WARUNG kopi Aming semakin panas dan sedap saja, tempat nongkong para mania kopi pun kian subur. Aming saja, gerainya sudah ada di mana-mana dan tak pernah sepi, selalu ramai di mana pun dia membuka kafe barunya. Sebelum pandemi Covid-19, pengunjungnya selalu padat dari pagi hingga malam hari, hingga menghabiskan sekira empat kilo kopi, itu setara dengan 500 gelas dalam satu hari saja. Labanya pun mengucur deras, capaiannya bisa ratusan juta dalam satu bulan.
Pontianak memang dikenal dengan warung kopinya, kebiasaan masyarakat yang rajin nongkrong, membuka peluang usaha warung kopi. Maka jangan heran, kalau hampir di setiap sudut kota ini selalu saja ada warung kopi, hingga ada yang bilang, bisnis warung kopi paling menguntungkan, modalnya hanya air panas saja, sesendok gula dan sesendok kopi, keuntungan pun sudah bisa langsung disruput.
Namun dari banyaknya warung kopi, yang paling tajir dan sohor di Pontianak, Kalimantan Barat salah satunya adalah Warung Kopi Aming. Bagi penikmat kopi, maka seduhan kopi Aming terasa beda, lebih sedap, masih ditambah lagi dengan beberapa taburan biji kopi yang bila digigit terasa gurih dan renyah. Ini menjadi salah satu kekhasan Aming yang bikin orang ketagihan.
Pemiliknya adalah Limin Wong, namun biasa disapa Aming, ayah tiga anak yang usianya baru menapak 42 tahun. Bertubuh kecil, rada kurus, namun geraknya gesit dan bicaranya cerdas, apalagi jika diajak ngomong soal kopi, maka suaranya akan lantang. Dia pun tak segan berbagi ilmu keberhasilannya, menyeduh dan menyajikan kopi racikannya.
Sebenarnya, Aming tidak memulai usahanya dari awal. Boleh dikata dia meneruskan usaha orangtuanya yang sejak awal sudah berbisnis kopi. Hanya ketika itu, kopi buatan sang ayah tidak punya merek dan hanya dikemas biasa, kemudian dijual, seperti kebanyakan yang dilakukan para penjaja kopi, yakni menumbuk sendiri biji kopi, kemudian dibungkus dan jual.
Nah, Aming melihat ada peluang bagus yang bisa dikembangkan, lantaran kopi bubuk buatan sang ayah ketika itu lumayan diminati pasar. Dia pun berinisiatif membuka warung kopi.
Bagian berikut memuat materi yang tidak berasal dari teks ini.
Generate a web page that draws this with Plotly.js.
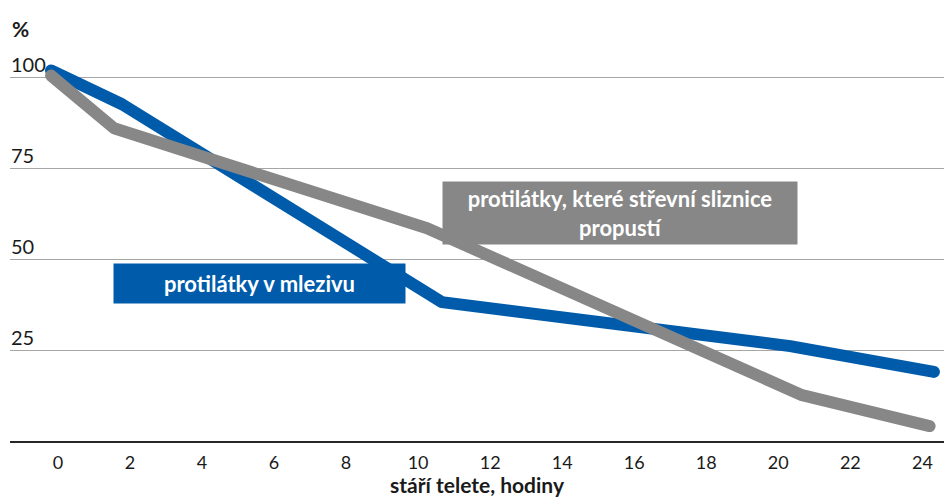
<!DOCTYPE html>
<html>
<head>
<meta charset="utf-8">
<script src="https://cdn.plot.ly/plotly-3.0.1.min.js"></script>
<style>
html,body{margin:0;padding:0;background:#fff;}
#chart{width:944px;height:497px;}
</style>
</head>
<body>
<div id="chart"></div>
<script>
// Data
var xTickVals = [0, 2, 4, 6, 8, 10, 12, 14, 16, 18, 20, 22, 24];
var yTickVals = [25, 50, 75, 100];
var yTickText = ["25", "50", "75", "100"];

var colostrumHours = [-0.19, 1.78, 10.66, 20.33, 24.32];
var colostrumValues = [101.9, 92.6, 38.2, 26.1, 19.0];

var absorbedHours = [-0.19, 1.56, 10.25, 20.66, 24.2];
var absorbedValues = [100.5, 86.0, 58.5, 12.6, 4.1];

var labelColostrum = "protilátky v mlezivu";
var labelAbsorbed = "protilátky, které střevní sliznice<br>propustí";
var xTitle = "stáří telete, hodiny";
var yUnit = "%";

var blue = "#005BAA";
var gray = "#878787";
var font = "Lato, 'Open Sans', sans-serif";

var traces = [
  {x: colostrumHours, y: colostrumValues, mode: "lines", type: "scatter",
   line: {color: blue, width: 12}, hoverinfo: "skip"},
  {x: absorbedHours, y: absorbedValues, mode: "lines", type: "scatter",
   line: {color: gray, width: 12}, hoverinfo: "skip"}
];

var layout = {
  width: 944, height: 497,
  margin: {l: 10, r: 0, t: 41, b: 56, pad: 0},
  paper_bgcolor: "#fff", plot_bgcolor: "#fff",
  showlegend: false,
  font: {family: font, color: "#1a1a1a"},
  xaxis: {
    range: [-1.33, 24.6],
    tickvals: xTickVals,
    ticktext: xTickVals.map(String),
    ticks: "", showgrid: false, zeroline: false,
    showline: true, linecolor: "#262626", linewidth: 2,
    ticklabelstandoff: 4,
    tickfont: {family: font, size: 18, color: "#1a1a1a"},
    title: {text: "<b>" + xTitle + "</b>", font: {family: font, size: 21, color: "#1a1a1a"}, standoff: 3},
    fixedrange: true
  },
  yaxis: {
    range: [0, 110],
    tickvals: yTickVals,
    ticktext: yTickText,
    ticks: "", showgrid: true, gridcolor: "#A6A6A6", gridwidth: 1,
    zeroline: false, showline: false,
    ticklabelposition: "inside",
    ticklabelshift: -12,
    ticklabelstandoff: -2,
    tickfont: {family: font, size: 20, color: "#1a1a1a"},
    fixedrange: true
  },
  annotations: [
    {xref: "paper", yref: "paper", x: 0.2671, y: 0.3934, xanchor: "center", yanchor: "middle",
     text: "<b>" + labelColostrum + "</b>", showarrow: false,
     bgcolor: blue, width: 291, height: 39, borderpad: 0,
     font: {family: font, size: 22, color: "#fff"}},
    {xref: "paper", yref: "paper", x: 0.6531, y: 0.5694, xanchor: "center", yanchor: "middle",
     text: "<b>" + labelAbsorbed + "</b>", showarrow: false,
     bgcolor: gray, width: 354, height: 62, borderpad: 0,
     font: {family: font, size: 22, color: "#fff"}},
    {xref: "paper", yref: "paper", x: 0.0, y: 1.031, xanchor: "left", yanchor: "middle",
     text: "<b>" + yUnit + "</b>", showarrow: false,
     font: {family: font, size: 21, color: "#1a1a1a"}}
  ]
};

Plotly.newPlot("chart", traces, layout, {displayModeBar: false, staticPlot: true}).then(function(gd){
  var paths = gd.querySelectorAll(".scatterlayer .js-line");
  paths.forEach(function(p){
    p.style.strokeLinecap = "round";
    p.style.strokeLinejoin = "round";
  });
});
</script>
</body>
</html>
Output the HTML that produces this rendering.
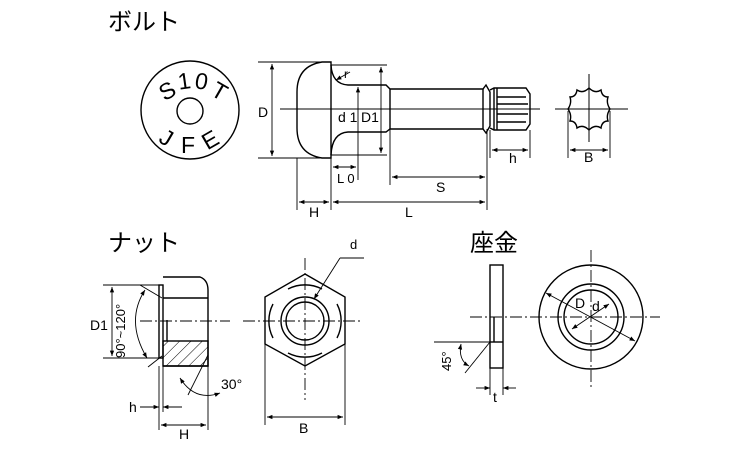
<!DOCTYPE html>
<html><head><meta charset="utf-8"><style>
html,body{margin:0;padding:0;background:#fff}
svg{display:block}
text{font-family:"Liberation Sans","Noto Sans CJK JP",sans-serif;fill:#000}
</style></head><body>
<svg width="750" height="450" viewBox="0 0 750 450" xmlns="http://www.w3.org/2000/svg">
<defs>
<marker id="a" viewBox="0 0 10 10" refX="10" refY="5" markerWidth="8" markerHeight="6" orient="auto-start-reverse"><path d="M0,1 L10,5 L0,9z" fill="#000"/></marker>
<pattern id="h" width="8" height="8" patternUnits="userSpaceOnUse" patternTransform="rotate(45)"><line x1="0" y1="0" x2="0" y2="8" stroke="#000" stroke-width="1"/></pattern>
</defs>
<text x="108" y="30" font-size="24">ボルト</text>
<text x="108" y="251" font-size="24">ナット</text>
<text x="470" y="251" font-size="24">座金</text>

<g fill="none" stroke="#000" stroke-width="1.4">
<!-- bolt top view -->
<circle cx="190" cy="110" r="49"/>
<circle cx="190" cy="111" r="13"/>
<!-- bolt side -->
<path d="M331,62 L322,62 Q297,66 297,92 L297,128 Q297,154 322,158 L331,158 Z"/>
<path d="M331,65 Q332,84 348,85 L386,85 L390,89 L483,89 L486,85 L490,92 L490,126 L486,133 L483,129 L390,129 L386,132 L348,132 Q332,133 331,155"/>
<line x1="390" y1="89" x2="390" y2="129"/>
<line x1="483" y1="89" x2="483" y2="129"/>
<path d="M490,90 L494,88 L526,88 L530,94 L530,124 L526,130 L494,130 L490,128"/>
<line x1="494" y1="88" x2="494" y2="130"/>
<line x1="497" y1="88" x2="497" y2="130"/>
<line x1="497" y1="97" x2="526" y2="97"/>
<line x1="497" y1="104" x2="528" y2="104"/>
<line x1="497" y1="114" x2="528" y2="114"/>
<line x1="497" y1="122" x2="526" y2="122"/>
<line x1="280" y1="109" x2="540" y2="109" stroke-width="1"/>
<g stroke-width="0.9">
<line x1="258" y1="62" x2="331" y2="62"/><line x1="258" y1="158" x2="331" y2="158"/>
<line x1="272" y1="64" x2="272" y2="156" marker-start="url(#a)" marker-end="url(#a)"/>
<line x1="331" y1="65" x2="387" y2="65"/><line x1="331" y1="155" x2="387" y2="155"/>
<line x1="381" y1="67" x2="381" y2="153" marker-start="url(#a)" marker-end="url(#a)"/>
<line x1="358" y1="87" x2="358" y2="180" marker-start="url(#a)"/>
<line x1="297" y1="158" x2="297" y2="210"/><line x1="331" y1="158" x2="331" y2="210"/>
<line x1="390" y1="129" x2="390" y2="185"/><line x1="487" y1="129" x2="487" y2="210"/>
<line x1="530" y1="130" x2="530" y2="158"/><line x1="490" y1="130" x2="490" y2="158"/>
<line x1="333" y1="167" x2="356" y2="167" marker-start="url(#a)" marker-end="url(#a)"/>
<line x1="392" y1="177" x2="485" y2="177" marker-start="url(#a)" marker-end="url(#a)"/>
<line x1="299" y1="202" x2="329" y2="202" marker-start="url(#a)" marker-end="url(#a)"/>
<line x1="333" y1="202" x2="485" y2="202" marker-start="url(#a)" marker-end="url(#a)"/>
<line x1="492" y1="150" x2="528" y2="150" marker-start="url(#a)" marker-end="url(#a)"/>
<line x1="350" y1="72" x2="336" y2="80" marker-end="url(#a)"/>
</g>
<path d="M589,88 Q595,94 601,90 Q602,97 608,97 Q606,103 610,109 Q606,115 608,121 Q602,121 601,128 Q595,124 589,130 Q583,124 577,128 Q576,121 570,121 Q572,115 568,109 Q572,103 570,97 Q576,97 577,90 Q583,94 589,88Z"/>
<line x1="589" y1="74" x2="589" y2="142" stroke-width="1"/>
<line x1="555" y1="109" x2="628" y2="109" stroke-width="1"/>
<g stroke-width="0.9">
<line x1="568" y1="111" x2="568" y2="158"/><line x1="610" y1="111" x2="610" y2="158"/>
<line x1="570" y1="150" x2="608" y2="150" marker-start="url(#a)" marker-end="url(#a)"/>
</g>

<!-- nut side -->
<rect x="159" y="285" width="4" height="73"/>
<path d="M163,277 L200,277 Q208,280 208,290 L208,366 L163,366"/>
<line x1="163" y1="298" x2="208" y2="298"/>
<rect x="163" y="341" width="45" height="25" fill="url(#h)"/>
<line x1="167" y1="320" x2="167" y2="341"/>
<line x1="140" y1="321" x2="230" y2="321" stroke-dasharray="12,3,2,3" stroke-width="0.9"/>
<g stroke-width="0.9">
<line x1="103" y1="285" x2="160" y2="285"/><line x1="103" y1="358" x2="160" y2="358"/>
<line x1="112" y1="287" x2="112" y2="356" marker-start="url(#a)" marker-end="url(#a)"/>
<line x1="140" y1="285" x2="162" y2="298"/><line x1="148" y1="367" x2="162" y2="356"/>
<path d="M145,290 Q125,321 147,358" marker-start="url(#a)" marker-end="url(#a)"/>
<line x1="208" y1="355" x2="188" y2="395"/>
<path d="M180,378 Q195,402 220,393" marker-start="url(#a)" marker-end="url(#a)"/>
<line x1="159" y1="366" x2="159" y2="430"/><line x1="163" y1="366" x2="163" y2="412"/>
<line x1="208" y1="366" x2="208" y2="430"/>
<line x1="140" y1="407" x2="159" y2="407" marker-end="url(#a)"/>
<line x1="182" y1="407" x2="163" y2="407" marker-end="url(#a)"/>
<line x1="161" y1="425" x2="206" y2="425" marker-start="url(#a)" marker-end="url(#a)"/>
</g>
<!-- nut front -->
<path d="M305,274 L345,297 L345,344 L305,366 L265,344 L265,297Z"/>
<path d="M288,289 A37,37 0 0 1 322,289"/>
<path d="M337,304 A37,37 0 0 1 337,338"/>
<path d="M322,353 A37,37 0 0 1 288,353"/>
<path d="M273,338 A37,37 0 0 1 273,304"/>
<circle cx="305" cy="321" r="24"/>
<circle cx="305" cy="321" r="19"/>
<line x1="243" y1="321" x2="360" y2="321" stroke-dasharray="12,3,2,3" stroke-width="0.9"/>
<line x1="305" y1="258" x2="305" y2="400" stroke-dasharray="12,3,2,3" stroke-width="0.9"/>
<g stroke-width="0.9">
<line x1="364" y1="258" x2="340" y2="258"/>
<line x1="340" y1="258" x2="314" y2="299" marker-end="url(#a)"/>
<line x1="265" y1="344" x2="265" y2="425"/><line x1="345" y1="344" x2="345" y2="425"/>
<line x1="267" y1="417" x2="343" y2="417" marker-start="url(#a)" marker-end="url(#a)"/>
</g>

<!-- washer side -->
<rect x="490" y="265" width="13" height="103"/>
<line x1="490" y1="342" x2="503" y2="342"/>
<line x1="494" y1="317" x2="494" y2="342"/>
<line x1="470" y1="317" x2="660" y2="317" stroke-dasharray="12,3,2,3" stroke-width="0.9"/>
<g stroke-width="0.9">
<line x1="434" y1="342" x2="490" y2="342"/>
<line x1="490" y1="342" x2="465" y2="373"/>
<path d="M461,344 Q458,360 469,366" marker-start="url(#a)" marker-end="url(#a)"/>
<line x1="490" y1="368" x2="490" y2="395"/><line x1="503" y1="368" x2="503" y2="395"/>
<line x1="476" y1="388" x2="490" y2="388" marker-end="url(#a)"/>
<line x1="516" y1="388" x2="503" y2="388" marker-end="url(#a)"/>
</g>
<circle cx="591" cy="317" r="52"/>
<circle cx="591" cy="317" r="33"/>
<circle cx="591" cy="317" r="27"/>
<line x1="591" y1="250" x2="591" y2="388" stroke-dasharray="12,3,2,3" stroke-width="0.9"/>
<g stroke-width="0.9">
<line x1="546" y1="293" x2="635" y2="341" marker-start="url(#a)" marker-end="url(#a)"/>
<line x1="572" y1="329" x2="609" y2="304" marker-start="url(#a)" marker-end="url(#a)"/>
</g>
</g>

<g font-size="14">
<text x="258" y="117">D</text>
<text x="338" y="122">d 1</text>
<text x="361" y="122">D1</text>
<text x="344" y="78" font-size="12">r</text>
<text x="337" y="183" font-size="13">L 0</text>
<text x="436" y="192">S</text>
<text x="405" y="217">L</text>
<text x="309" y="217">H</text>
<text x="509" y="163">h</text>
<text x="584" y="162">B</text>
<text x="90" y="330">D1</text>
<text x="125" y="358" transform="rotate(-90 125 358)" font-size="13">90°~120°</text>
<text x="221" y="389">30°</text>
<text x="129" y="412">h</text>
<text x="179" y="439">H</text>
<text x="350" y="249" font-size="13">d</text>
<text x="299" y="433">B</text>
<text x="575" y="308">D</text>
<text x="592" y="311">d</text>
<text x="493" y="402">t</text>
<text x="451" y="371" transform="rotate(-90 451 371)" font-size="13">45°</text>
</g>
<g font-size="23">
<text x="160" y="99" transform="rotate(-30 167 92)">S</text>
<text x="178" y="89" transform="rotate(-8 184 82)">1</text>
<text x="195" y="89" transform="rotate(10 201 82)">0</text>
<text x="212" y="99" transform="rotate(30 219 92)">T</text>
<text x="160" y="146" transform="rotate(30 167 139)">J</text>
<text x="181" y="153">F</text>
<text x="203" y="148" transform="rotate(-30 210 141)">E</text>
</g>
</svg>
</body></html>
Siapa nyana, peminatnya banyak, dari tempat kecil, kemudian membesar lantaran tak mampu menampung pengunjung. Ada sekitar 40 meja lebih dengan kursi juga seratus lebih mengisi warungnya, dan selalu penuh diduduki dari pagi hingga malam hari. Bahkan, menjelang hendak tutup sebelum tengah malam pun, pelanggannya masih berdatangan.
Ketagihan kopi Aming pun mencetuskan ide untuk menjual bebas kopi bubuk buatannya. “Itu bermula ada yang nanya dan mau beli kopi bubuknya saja. Makanya, kemudian saya kasih merek dan mengemasnya dalam plastik dari ukuran satu kilo, setengah kilo, hingga seperempat kilo atau ukuran 300 gram,” jelas Aming.
Awalnya hanya jualan kopi bubuk dalam kemasan di warung kopinya, sekarang permintaan sudah menyebar dan masuk ke banyak toko serta supermarket kota Pontianak. Satu toko, biasanya dia titip sepuluh kilo kopi Aming. Kalau dulu harga satu kilonya Rp 60.000 sekarang udah naik menjadi Rp 70.000. “Karena bahan bakunya udah naik semua,” kilah Aming.
Sementara kopi seduhan Aming yang dijual di warungnya pun sudah dinaikkannya, alasannya semua bahan pokok sudah naik, terutama gula pasir yang menjadi sobat akrabnya kopi. “Dulu masih jual Rp 5.000 per gelas, sekarang sudah naik menjadi Rp 6.000 per gelas, karena harga gula pasir tak mau turun-turun, “ kata Aming sembari mengepak bungkusan kopi bubuknya dalam banyak kardus.